The photo is signed as is the Interview magaine and I have to say
that if I didn't already have a soft spot for him, I would have after
I saw this... his face is on the cover, I am standing next to him as
he is signing and he signs, not unsurprisingly, his own name but underneath
it he wrote Russell Crowe. I think that is wonderfully endearing.
What can I say?
He was utterly charming, gracious, friendly, generous and tried
to put me at ease, the rabbit look as I say was very convincing! He
didn't have to come over, I was by myself with no expectations just
a hope that I could take a photograph of him without disturbing him.
He didn't have to a damned thing and yet he did.

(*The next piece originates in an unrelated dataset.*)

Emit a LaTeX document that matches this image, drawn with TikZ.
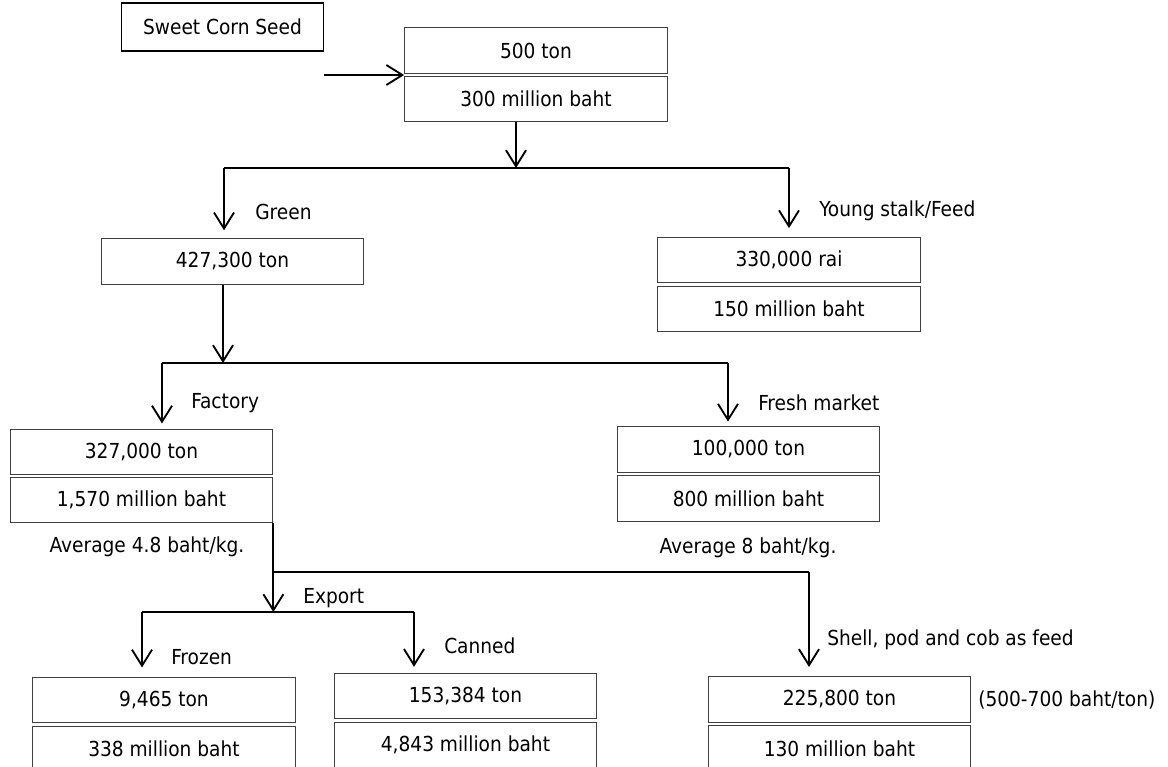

Would I do this again? In London
for this film? Not a chance as apart from anything else, do you know
how long it takes to ring up every member of your friends, family,
long lost acquaintances and
randomly dialled strangers to tell them the news? I have attended events
(and probably will again if the opportunity presents itself) where
Russell has been, but these were ticketed events so no stalking was
involved. Would I try and further my trainee stalker skills again in
the future? Depends if he is twenty minutes walk from my house or down
the road from somewhere I needed to be anyway. I have no aspirations
to become a fully fledged stalker.
Bottom line and I am adding this
because I have seen the report about the alleged assault on the pap
bloke, Russell and his bodyguards were the epitomy of graciousness
to me, a sad old trout hoping to catch a glimpse of a man she regards
as the best actor in the world. Did he have to make an effort - no
he didn't but he did it anyway and frankly that's what matters. Not
some celeb photographer out to make money off Russell. All the
security people I spoke to said he was a nice bloke (a good geezer
one said). Will my or their story get into the press as an example
of how nice the man can be? Hell no! It's so much easier to sell
him as some kind of smelly Aussie brute and that's a real shame.